僕もスタジオオーナーとして気持ちがとてもわかる。
スタジオをやめようかと、何度思っただろうか…。
自分の気持ちを押し殺して、何度もスタジオを守ろうとしてきた。きっと彼も同じだろう。
僕の中のスタジオオーナーという人格が、このスタジオへの僕の気持ちを強くさせた。
同時に、この場所で生徒にヨガを指導するという僕のヨガの先生という人格も、大きくなっていく。

いつもなら、そのオーナーとしての人格、そして先生としての人格。
その二つが大きくなり、それ以外のものは見えなくなっていたかもしれない。
でも、その日の僕は違った。
このスタジオを、僕自身のありのままでいさせてもらえる場所なのかもしれないと感じたのだ。
そんな場所を守ってくれてありがとうと、
このスタジオに関わってきてくれたすべての人に感謝した。

改めて思う。

生徒がいなければ先生にはなれない。
先生がいなければ生徒にはなれない。
そして、スタジオがなければ
その2つが交わることはなく、感動は生まれない。
三つの存在があって、初めてその場に「ヨガ」というエネルギーや状態を
落とす(作り出す)ことができる。

それぞれが持つエネルギーは小さくとも、とても美しい存在。
その美しさが空間で交わることで、
言葉では表現出来ない何かが生まれると僕は信じている。
それこそがリアルなヨガクラスの醍醐味だと。
この日のヨガクラスでも、その場所に僕と生徒、
そして空間の力で「ヨガ」を作り出し、
自分も感動した。
でもいつも、振り返ってもクラスのことは何にも覚えてないや。

クラスを終えた後、感極まって涙を流し、開いた瞳に映った目の前の生徒さん達が、
自分のヨガクラスと、その自分の涙から、何を感じ取ったのか、少し不安になった。
クラスが終わってしばらく経っても、生徒さん達はみんな、ゆっくりとこの世界に戻ってきているような感じで、いい意味でぼっーとしていたけど、何を感じていたのかな?
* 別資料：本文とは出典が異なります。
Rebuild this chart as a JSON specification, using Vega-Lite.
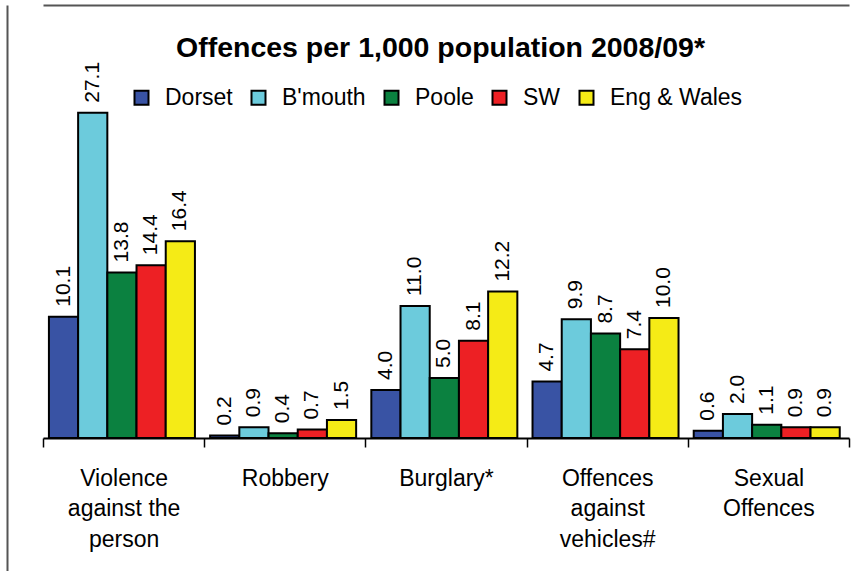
{
  "$schema": "https://vega.github.io/schema/vega-lite/v6.json",
  "autosize": {"type": "none"},
  "padding": {"left": 7, "top": 5, "right": 0, "bottom": 0},
  "width": 849,
  "height": 566,
  "title": {
    "text": "Offences per 1,000 population 2008/09*",
    "orient": "top",
    "anchor": "middle",
    "offset": -80,
    "baseline": "alphabetic",
    "dx": 9,
    "font": "Liberation Sans",
    "fontSize": 28.5,
    "fontWeight": "bold",
    "color": "#000000"
  },
  "data": {
    "values": [
      {"category": "Violence against the person", "area": "Dorset", "rate": 10.1},
      {"category": "Violence against the person", "area": "B'mouth", "rate": 27.1},
      {"category": "Violence against the person", "area": "Poole", "rate": 13.8},
      {"category": "Violence against the person", "area": "SW", "rate": 14.4},
      {"category": "Violence against the person", "area": "Eng & Wales", "rate": 16.4},
      {"category": "Robbery", "area": "Dorset", "rate": 0.2},
      {"category": "Robbery", "area": "B'mouth", "rate": 0.9},
      {"category": "Robbery", "area": "Poole", "rate": 0.4},
      {"category": "Robbery", "area": "SW", "rate": 0.7},
      {"category": "Robbery", "area": "Eng & Wales", "rate": 1.5},
      {"category": "Burglary*", "area": "Dorset", "rate": 4.0},
      {"category": "Burglary*", "area": "B'mouth", "rate": 11.0},
      {"category": "Burglary*", "area": "Poole", "rate": 5.0},
      {"category": "Burglary*", "area": "SW", "rate": 8.1},
      {"category": "Burglary*", "area": "Eng & Wales", "rate": 12.2},
      {"category": "Offences against vehicles#", "area": "Dorset", "rate": 4.7},
      {"category": "Offences against vehicles#", "area": "B'mouth", "rate": 9.9},
      {"category": "Offences against vehicles#", "area": "Poole", "rate": 8.7},
      {"category": "Offences against vehicles#", "area": "SW", "rate": 7.4},
      {"category": "Offences against vehicles#", "area": "Eng & Wales", "rate": 10.0},
      {"category": "Sexual Offences", "area": "Dorset", "rate": 0.6},
      {"category": "Sexual Offences", "area": "B'mouth", "rate": 2.0},
      {"category": "Sexual Offences", "area": "Poole", "rate": 1.1},
      {"category": "Sexual Offences", "area": "SW", "rate": 0.9},
      {"category": "Sexual Offences", "area": "Eng & Wales", "rate": 0.9}
    ]
  },
  "encoding": {
    "x": {
      "field": "category",
      "type": "nominal",
      "sort": null,
      "scale": {"range": [36, 842], "paddingInner": 0, "paddingOuter": 0},
      "axis": {
        "orient": "bottom",
        "offset": -133,
        "title": null,
        "domain": true,
        "domainColor": "#000000",
        "domainWidth": 2,
        "ticks": true,
        "tickBand": "extent",
        "tickColor": "#000000",
        "tickWidth": 1.5,
        "tickSize": 9,
        "labelAngle": 0,
        "labelFont": "Liberation Sans",
        "labelFontSize": 23,
        "labelColor": "#000000",
        "labelPadding": 20,
        "labelLineHeight": 30.5,
        "labelLimit": 0,
        "labelExpr": "datum.value == 'Violence against the person' ? ['Violence', 'against the', 'person'] : datum.value == 'Offences against vehicles#' ? ['Offences', 'against', 'vehicles#'] : datum.value == 'Sexual Offences' ? ['Sexual', 'Offences'] : datum.value"
      }
    },
    "xOffset": {
      "field": "area",
      "type": "nominal",
      "sort": ["Dorset", "B'mouth", "Poole", "SW", "Eng & Wales"],
      "scale": {"paddingInner": 0, "paddingOuter": 0.26, "align": 0.39}
    },
    "y": {
      "field": "rate",
      "type": "quantitative",
      "scale": {"domain": [-11.0833, 36.0833], "nice": false, "zero": false},
      "axis": {
        "orient": "left",
        "title": null,
        "labels": false,
        "ticks": false,
        "domain": true,
        "domainColor": "#555555",
        "domainWidth": 2,
        "grid": true,
        "values": [36.08],
        "gridColor": "#555555",
        "gridWidth": 2,
        "gridOpacity": 1
      }
    }
  },
  "layer": [
    {
      "mark": {"type": "bar", "stroke": "#000000", "strokeWidth": 2, "opacity": 1},
      "encoding": {
        "y2": {"datum": 0},
        "color": {
          "field": "area",
          "type": "nominal",
          "scale": {
            "domain": ["Dorset", "B'mouth", "Poole", "SW", "Eng & Wales"],
            "range": ["#3953A4", "#6CCBDC", "#0B8140", "#ED2024", "#F5EB16"]
          },
          "legend": {
            "orient": "none",
            "legendX": 123,
            "legendY": 81,
            "direction": "horizontal",
            "title": null,
            "padding": 0,
            "symbolType": "square",
            "symbolSize": 196,
            "symbolStrokeColor": "#000000",
            "symbolStrokeWidth": 2,
            "symbolOpacity": 1,
            "labelFont": "Liberation Sans",
            "labelFontSize": 23,
            "labelColor": "#000000",
            "labelOffset": 12,
            "columnPadding": 14
          }
        }
      }
    },
    {
      "mark": {
        "type": "text",
        "angle": 270,
        "align": "left",
        "baseline": "middle",
        "dx": 10,
        "font": "Liberation Sans",
        "fontSize": 21,
        "color": "#000000"
      },
      "encoding": {
        "text": {"field": "rate", "type": "quantitative", "format": ".1f"}
      }
    }
  ],
  "config": {
    "view": {"stroke": null},
    "background": "#ffffff"
  }
}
リスタートに選んだ「Studio+Lotus8」での、6カ月ぶりのリアルクラスは
とても不安だったし緊張もした。
誰にも言わなかったが、やっぱりやめようかと、伝えようともした自分もいた。
でも、一歩踏み出してよかった。

『fight the night/決戦の夜』
自分と向き合い、戦い、苦しんで、傷ついても、こうして日々成長していくのだろう。

「自分探し」。これが僕の今のテーマだ。

今の感覚としては、「生まれ変われた」、「元に戻れた」。
矛盾する言葉だけど、どちらもが同時に起きた特別な日になった。

リスタートのクラスを終え、新しい僕になれた気がした僕は、
クラスを終え、また神社のような静寂さを取り戻したスタジオを後にした。

P.S Studio+Lotus8のクラスに来てくれた皆さん、そしてスタッフの皆さんもありがとう。オンラインに来てくれてた人は、直接会えて嬉しかったよ。引き続き、よろしくお願いします。